begin

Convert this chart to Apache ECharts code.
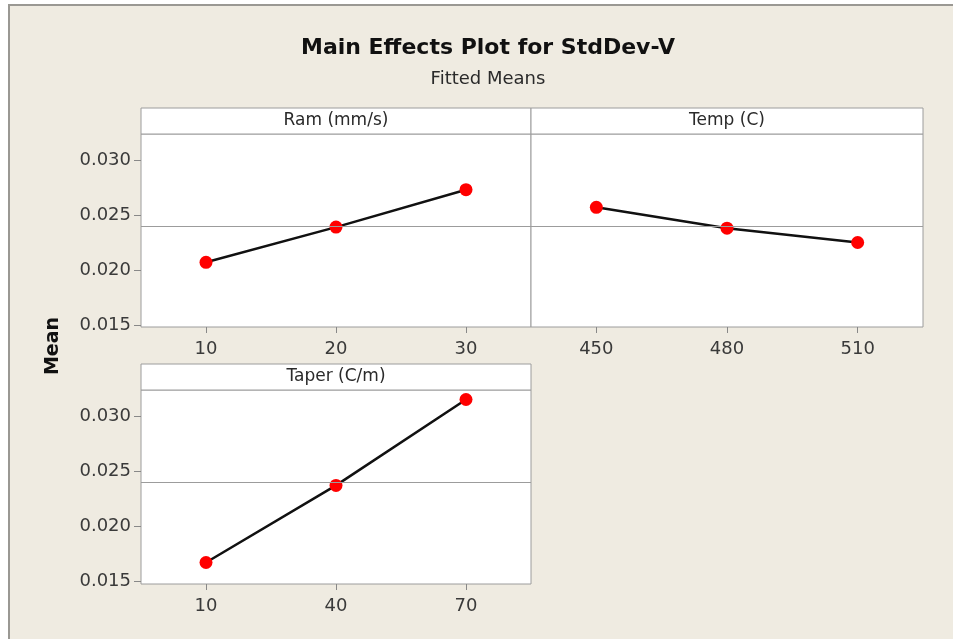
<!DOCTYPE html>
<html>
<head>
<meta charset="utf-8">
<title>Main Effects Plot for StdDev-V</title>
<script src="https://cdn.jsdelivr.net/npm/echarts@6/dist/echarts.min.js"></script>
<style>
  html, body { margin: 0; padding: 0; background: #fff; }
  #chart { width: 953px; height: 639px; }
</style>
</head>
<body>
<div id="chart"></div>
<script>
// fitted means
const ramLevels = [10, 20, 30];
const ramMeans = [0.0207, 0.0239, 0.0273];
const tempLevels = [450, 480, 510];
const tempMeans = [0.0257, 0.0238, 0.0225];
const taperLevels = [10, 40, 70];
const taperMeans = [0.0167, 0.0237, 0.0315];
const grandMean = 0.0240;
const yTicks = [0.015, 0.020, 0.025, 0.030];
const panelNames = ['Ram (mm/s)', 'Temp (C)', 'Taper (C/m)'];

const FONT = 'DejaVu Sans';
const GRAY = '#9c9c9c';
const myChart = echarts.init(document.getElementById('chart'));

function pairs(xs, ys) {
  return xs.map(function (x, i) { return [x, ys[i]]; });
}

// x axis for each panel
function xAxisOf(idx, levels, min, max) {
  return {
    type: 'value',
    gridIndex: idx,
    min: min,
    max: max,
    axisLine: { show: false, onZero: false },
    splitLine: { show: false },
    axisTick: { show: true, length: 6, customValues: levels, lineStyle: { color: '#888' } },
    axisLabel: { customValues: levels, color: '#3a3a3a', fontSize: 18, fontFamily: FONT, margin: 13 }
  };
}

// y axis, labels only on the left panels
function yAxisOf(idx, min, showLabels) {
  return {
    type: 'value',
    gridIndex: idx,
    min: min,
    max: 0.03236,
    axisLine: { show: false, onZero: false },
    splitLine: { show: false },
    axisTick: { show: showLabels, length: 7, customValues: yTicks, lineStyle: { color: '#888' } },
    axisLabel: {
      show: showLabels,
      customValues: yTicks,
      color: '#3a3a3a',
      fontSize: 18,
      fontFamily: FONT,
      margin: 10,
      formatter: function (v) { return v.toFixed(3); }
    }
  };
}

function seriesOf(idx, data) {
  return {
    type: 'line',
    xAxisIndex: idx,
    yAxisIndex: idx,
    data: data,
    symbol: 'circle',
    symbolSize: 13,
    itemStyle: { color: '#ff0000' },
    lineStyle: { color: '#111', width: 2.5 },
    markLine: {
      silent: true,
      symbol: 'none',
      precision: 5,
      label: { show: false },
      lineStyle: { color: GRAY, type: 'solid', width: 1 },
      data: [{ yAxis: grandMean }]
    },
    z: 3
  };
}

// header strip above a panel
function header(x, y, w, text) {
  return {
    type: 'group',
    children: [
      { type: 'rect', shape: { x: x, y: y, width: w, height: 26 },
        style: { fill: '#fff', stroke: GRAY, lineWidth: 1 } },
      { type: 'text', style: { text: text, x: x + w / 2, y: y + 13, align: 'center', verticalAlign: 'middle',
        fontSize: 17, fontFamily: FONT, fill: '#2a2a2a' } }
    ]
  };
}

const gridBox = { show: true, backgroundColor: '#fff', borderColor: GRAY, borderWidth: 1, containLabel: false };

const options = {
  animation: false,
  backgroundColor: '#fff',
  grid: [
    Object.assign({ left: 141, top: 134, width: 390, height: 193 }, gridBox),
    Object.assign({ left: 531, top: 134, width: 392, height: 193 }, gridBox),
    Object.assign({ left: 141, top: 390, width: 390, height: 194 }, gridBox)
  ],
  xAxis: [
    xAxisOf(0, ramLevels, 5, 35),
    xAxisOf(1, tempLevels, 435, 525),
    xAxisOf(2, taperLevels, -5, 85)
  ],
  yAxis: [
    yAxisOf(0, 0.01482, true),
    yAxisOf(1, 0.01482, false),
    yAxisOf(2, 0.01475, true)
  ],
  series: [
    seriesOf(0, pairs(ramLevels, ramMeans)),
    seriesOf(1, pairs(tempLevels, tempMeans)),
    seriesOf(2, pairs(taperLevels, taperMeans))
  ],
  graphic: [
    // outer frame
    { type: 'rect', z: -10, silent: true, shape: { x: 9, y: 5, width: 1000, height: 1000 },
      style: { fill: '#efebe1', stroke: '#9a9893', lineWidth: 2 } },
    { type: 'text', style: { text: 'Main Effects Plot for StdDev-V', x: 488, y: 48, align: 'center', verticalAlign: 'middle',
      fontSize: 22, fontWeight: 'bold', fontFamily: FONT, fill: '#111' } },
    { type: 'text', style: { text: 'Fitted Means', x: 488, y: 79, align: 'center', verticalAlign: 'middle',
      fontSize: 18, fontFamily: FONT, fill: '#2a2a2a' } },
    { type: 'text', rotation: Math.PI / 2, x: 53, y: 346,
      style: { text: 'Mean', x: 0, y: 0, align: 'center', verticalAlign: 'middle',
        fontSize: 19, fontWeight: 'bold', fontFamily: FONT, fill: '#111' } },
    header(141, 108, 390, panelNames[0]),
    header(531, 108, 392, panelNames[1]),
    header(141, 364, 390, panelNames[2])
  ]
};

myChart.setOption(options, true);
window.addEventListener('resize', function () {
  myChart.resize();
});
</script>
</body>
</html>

end

Using the data above, print every line exactly, omitting pictures.

Convert this chart to Apache ECharts code.
<!DOCTYPE html>
<html>
<head>
<meta charset="utf-8">
<title>Main Effects Plot for StdDev-V</title>
<script src="https://cdn.jsdelivr.net/npm/echarts@6/dist/echarts.min.js"></script>
<style>
  html, body { margin: 0; padding: 0; background: #fff; }
  #chart { width: 953px; height: 639px; }
</style>
</head>
<body>
<div id="chart"></div>
<script>
// fitted means
const ramLevels = [10, 20, 30];
const ramMeans = [0.0207, 0.0239, 0.0273];
const tempLevels = [450, 480, 510];
const tempMeans = [0.0257, 0.0238, 0.0225];
const taperLevels = [10, 40, 70];
const taperMeans = [0.0167, 0.0237, 0.0315];
const grandMean = 0.0240;
const yTicks = [0.015, 0.020, 0.025, 0.030];
const panelNames = ['Ram (mm/s)', 'Temp (C)', 'Taper (C/m)'];

const FONT = 'DejaVu Sans';
const GRAY = '#9c9c9c';
const myChart = echarts.init(document.getElementById('chart'));

function pairs(xs, ys) {
  return xs.map(function (x, i) { return [x, ys[i]]; });
}

// x axis for each panel
function xAxisOf(idx, levels, min, max) {
  return {
    type: 'value',
    gridIndex: idx,
    min: min,
    max: max,
    axisLine: { show: false, onZero: false },
    splitLine: { show: false },
    axisTick: { show: true, length: 6, customValues: levels, lineStyle: { color: '#888' } },
    axisLabel: { customValues: levels, color: '#3a3a3a', fontSize: 18, fontFamily: FONT, margin: 13 }
  };
}

// y axis, labels only on the left panels
function yAxisOf(idx, min, showLabels) {
  return {
    type: 'value',
    gridIndex: idx,
    min: min,
    max: 0.03236,
    axisLine: { show: false, onZero: false },
    splitLine: { show: false },
    axisTick: { show: showLabels, length: 7, customValues: yTicks, lineStyle: { color: '#888' } },
    axisLabel: {
      show: showLabels,
      customValues: yTicks,
      color: '#3a3a3a',
      fontSize: 18,
      fontFamily: FONT,
      margin: 10,
      formatter: function (v) { return v.toFixed(3); }
    }
  };
}

function seriesOf(idx, data) {
  return {
    type: 'line',
    xAxisIndex: idx,
    yAxisIndex: idx,
    data: data,
    symbol: 'circle',
    symbolSize: 13,
    itemStyle: { color: '#ff0000' },
    lineStyle: { color: '#111', width: 2.5 },
    markLine: {
      silent: true,
      symbol: 'none',
      precision: 5,
      label: { show: false },
      lineStyle: { color: GRAY, type: 'solid', width: 1 },
      data: [{ yAxis: grandMean }]
    },
    z: 3
  };
}

// header strip above a panel
function header(x, y, w, text) {
  return {
    type: 'group',
    children: [
      { type: 'rect', shape: { x: x, y: y, width: w, height: 26 },
        style: { fill: '#fff', stroke: GRAY, lineWidth: 1 } },
      { type: 'text', style: { text: text, x: x + w / 2, y: y + 13, align: 'center', verticalAlign: 'middle',
        fontSize: 17, fontFamily: FONT, fill: '#2a2a2a' } }
    ]
  };
}

const gridBox = { show: true, backgroundColor: '#fff', borderColor: GRAY, borderWidth: 1, containLabel: false };

const options = {
  animation: false,
  backgroundColor: '#fff',
  grid: [
    Object.assign({ left: 141, top: 134, width: 390, height: 193 }, gridBox),
    Object.assign({ left: 531, top: 134, width: 392, height: 193 }, gridBox),
    Object.assign({ left: 141, top: 390, width: 390, height: 194 }, gridBox)
  ],
  xAxis: [
    xAxisOf(0, ramLevels, 5, 35),
    xAxisOf(1, tempLevels, 435, 525),
    xAxisOf(2, taperLevels, -5, 85)
  ],
  yAxis: [
    yAxisOf(0, 0.01482, true),
    yAxisOf(1, 0.01482, false),
    yAxisOf(2, 0.01475, true)
  ],
  series: [
    seriesOf(0, pairs(ramLevels, ramMeans)),
    seriesOf(1, pairs(tempLevels, tempMeans)),
    seriesOf(2, pairs(taperLevels, taperMeans))
  ],
  graphic: [
    // outer frame
    { type: 'rect', z: -10, silent: true, shape: { x: 9, y: 5, width: 1000, height: 1000 },
      style: { fill: '#efebe1', stroke: '#9a9893', lineWidth: 2 } },
    { type: 'text', style: { text: 'Main Effects Plot for StdDev-V', x: 488, y: 48, align: 'center', verticalAlign: 'middle',
      fontSize: 22, fontWeight: 'bold', fontFamily: FONT, fill: '#111' } },
    { type: 'text', style: { text: 'Fitted Means', x: 488, y: 79, align: 'center', verticalAlign: 'middle',
      fontSize: 18, fontFamily: FONT, fill: '#2a2a2a' } },
    { type: 'text', rotation: Math.PI / 2, x: 53, y: 346,
      style: { text: 'Mean', x: 0, y: 0, align: 'center', verticalAlign: 'middle',
        fontSize: 19, fontWeight: 'bold', fontFamily: FONT, fill: '#111' } },
    header(141, 108, 390, panelNames[0]),
    header(531, 108, 392, panelNames[1]),
    header(141, 364, 390, panelNames[2])
  ]
};

myChart.setOption(options, true);
window.addEventListener('resize', function () {
  myChart.resize();
});
</script>
</body>
</html>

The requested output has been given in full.